The recognized scenario being a driver and front seat passenger arriving at a supplier’s location together and commingling their money in exchange for a quantity that they will consume together.
The rationale is that you cannot distribute a substance to someone who was always in joint possession of that substance, i.e. you cannot distribute a substance to someone who already possesses that very same substance.
And even under that very narrow exception, if one of the two dies of an overdose, it will be an uphill battle for the survivor to make a showing to a jury, much less to prosecutors pressured to curtail an epidemic, that both came into possession at the exact same time.
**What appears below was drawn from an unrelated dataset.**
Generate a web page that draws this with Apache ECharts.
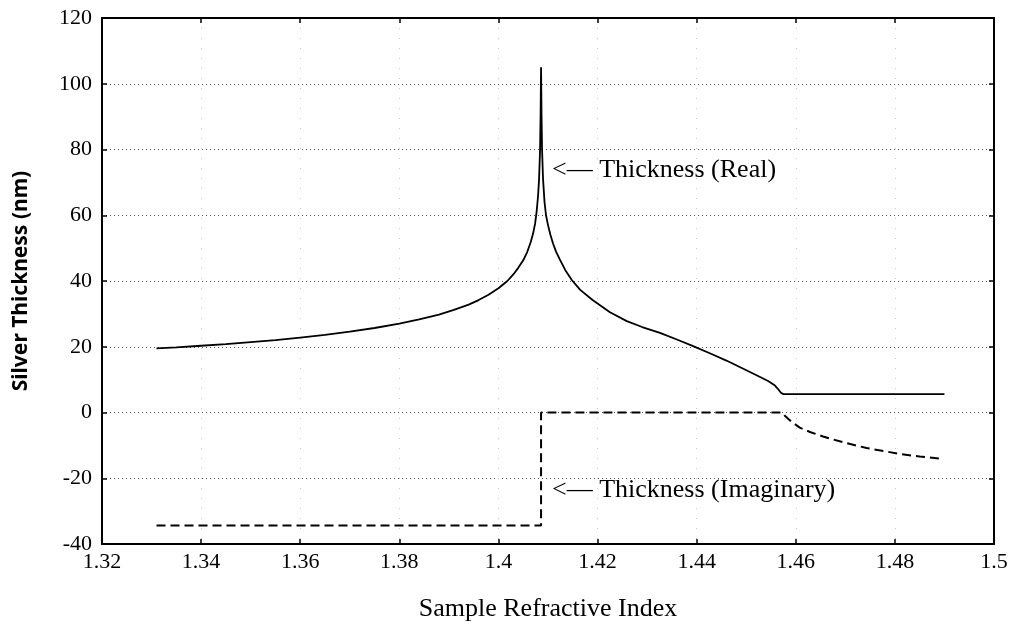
<!DOCTYPE html>
<html>
<head>
<meta charset="utf-8">
<style>html,body{margin:0;padding:0;background:#fff}#c{width:1016px;height:627px}</style>
<script src="https://cdn.jsdelivr.net/npm/echarts@6/dist/echarts.min.js"></script>
</head>
<body>
<div id="c"></div>
<script>
// Real thickness curve
const realX = [1.331, 1.335, 1.340, 1.345, 1.350, 1.355, 1.360, 1.365, 1.370, 1.375, 1.380, 1.384, 1.388, 1.391, 1.394, 1.396, 1.398, 1.400, 1.4018, 1.403, 1.404, 1.405, 1.4058, 1.4065, 1.4070, 1.4074, 1.4077, 1.4080, 1.4082, 1.4084, 1.4085, 1.4086,
  1.4087, 1.4088, 1.4090, 1.4093, 1.4096, 1.4100, 1.4105, 1.4110, 1.4116, 1.4124, 1.4135, 1.4148, 1.4165, 1.419, 1.4225, 1.4259, 1.429, 1.4326, 1.436, 1.4393, 1.443, 1.446, 1.449, 1.4528, 1.4545, 1.4558, 1.4565, 1.4570, 1.4575, 1.49];
const realY = [19.5, 19.8, 20.3, 20.8, 21.4, 22.0, 22.8, 23.6, 24.6, 25.7, 27.0, 28.3, 29.8, 31.2, 32.8, 34.2, 35.8, 37.8, 40.0, 42.0, 44.0, 46.3, 48.8, 51.8, 54.5, 57.5, 61, 66, 71, 80, 90, 105,
  90, 80, 71, 64, 60, 57, 54, 51.5, 49.0, 46.5, 43.3, 40.3, 37.3, 34.2, 30.5, 27.8, 26.0, 24.2, 22.2, 20.2, 17.8, 15.8, 13.6, 10.8, 9.5, 8.2, 7.0, 6.0, 5.6, 5.6];
// Imaginary thickness curve
const imagX = [1.331, 1.4086, 1.4086, 1.4572, 1.4578, 1.4585, 1.4595, 1.4608, 1.463, 1.4655, 1.4675, 1.471, 1.4743, 1.478, 1.481, 1.485, 1.4897];
const imagY = [-34.4, -34.4, 0, 0, -1.0, -2.0, -3.2, -4.6, -6.0, -7.3, -8.2, -9.6, -10.8, -11.8, -12.6, -13.4, -14.1];

const xTicks = {min: 1.32, max: 1.5, step: 0.02};
const yTicks = {min: -40, max: 120, step: 20};
const labels = {
  x: 'Sample Refractive Index',
  y: 'Silver Thickness (nm)',
  real: '<— Thickness (Real)',
  imag: '<— Thickness (Imaginary)'
};

const zip = (a, b) => a.map((v, i) => [v, b[i]]);
const serif = 'Liberation Serif';
const fmtX = v => parseFloat(v.toFixed(2)).toString();

const axisLineStyle = {onZero: false, lineStyle: {color: '#000', width: 2}};
const tick = {show: true, inside: true, length: 5, lineStyle: {color: '#000', width: 1.5}};

const chart = echarts.init(document.getElementById('c'), null, {renderer: 'canvas'});
chart.setOption({
  backgroundColor: '#fff',
  animation: false,
  grid: {left: 102, right: 22, top: 18, bottom: 83},
  xAxis: [{
    type: 'value', min: xTicks.min, max: xTicks.max, interval: xTicks.step,
    position: 'bottom',
    axisLine: axisLineStyle, axisTick: tick,
    axisLabel: {formatter: fmtX, color: '#000', fontFamily: serif, fontSize: 22, margin: 7, showMinLabel: true, showMaxLabel: true},
    splitLine: {show: true, lineStyle: {color: '#c8c8c8', type: [1, 9], width: 1}},
    name: labels.x, nameLocation: 'middle', nameGap: 52,
    nameTextStyle: {color: '#000', fontFamily: serif, fontSize: 26}
  }, {
    type: 'value', min: xTicks.min, max: xTicks.max, interval: xTicks.step,
    position: 'top',
    axisLine: axisLineStyle, axisTick: tick,
    axisLabel: {show: false}, splitLine: {show: false}
  }],
  yAxis: [{
    type: 'value', min: yTicks.min, max: yTicks.max, interval: yTicks.step,
    position: 'left',
    axisLine: axisLineStyle, axisTick: tick,
    axisLabel: {color: '#000', fontFamily: serif, fontSize: 22, margin: 10},
    splitLine: {show: true, lineStyle: {color: '#555', type: [1, 3], width: 1}},
    name: labels.y, nameLocation: 'middle', nameGap: 70,
    nameTextStyle: {color: '#000', fontFamily: 'Noto Sans', fontWeight: 'bold', fontSize: 21}
  }, {
    type: 'value', min: yTicks.min, max: yTicks.max, interval: yTicks.step,
    position: 'right',
    axisLine: axisLineStyle, axisTick: tick,
    axisLabel: {show: false}, splitLine: {show: false}
  }],
  series: [{
    type: 'line', name: 'Thickness (Real)', data: zip(realX, realY),
    showSymbol: false, symbol: 'none',
    lineStyle: {color: '#000', width: 1.8}
  }, {
    type: 'line', name: 'Thickness (Imaginary)', data: zip(imagX, imagY),
    showSymbol: false, symbol: 'none',
    lineStyle: {color: '#000', width: 2, type: [9, 5]}
  }],
  graphic: [{
    type: 'text', left: 552, top: 157,
    style: {text: labels.real, fill: '#000', font: '26px "Liberation Serif"'}
  }, {
    type: 'text', left: 552, top: 477,
    style: {text: labels.imag, fill: '#000', font: '26px "Liberation Serif"'}
  }]
});
</script>
</body>
</html>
Therefore, providing an acquaintance with some of your heroin on Monday with the understanding they will give you some of what they buy on Tuesday equals both friends distributing heroin even though no money was ever exchanged. Even though both were “sharing” their own stashes with each other, the law considers them both to be drug dealers.
Longer Prison Sentences for Drug Dealers?
The point is that it is a gross over-simplification to suggest that a solution to the problem lies in longer prison sentences for dealers and mandatory rehab for users. In reality, the dealers and users are one-in-the-same and only distinguished by chance.
When dealing with an unregulated black market product like heroin, it is only by chance that the bag the user cops does not contain something that can kill him.
Since the vast majority of users will “share” their product with someone else at some point, it is only by chance that the decedent ends up being labeled a victim, as opposed to a predator.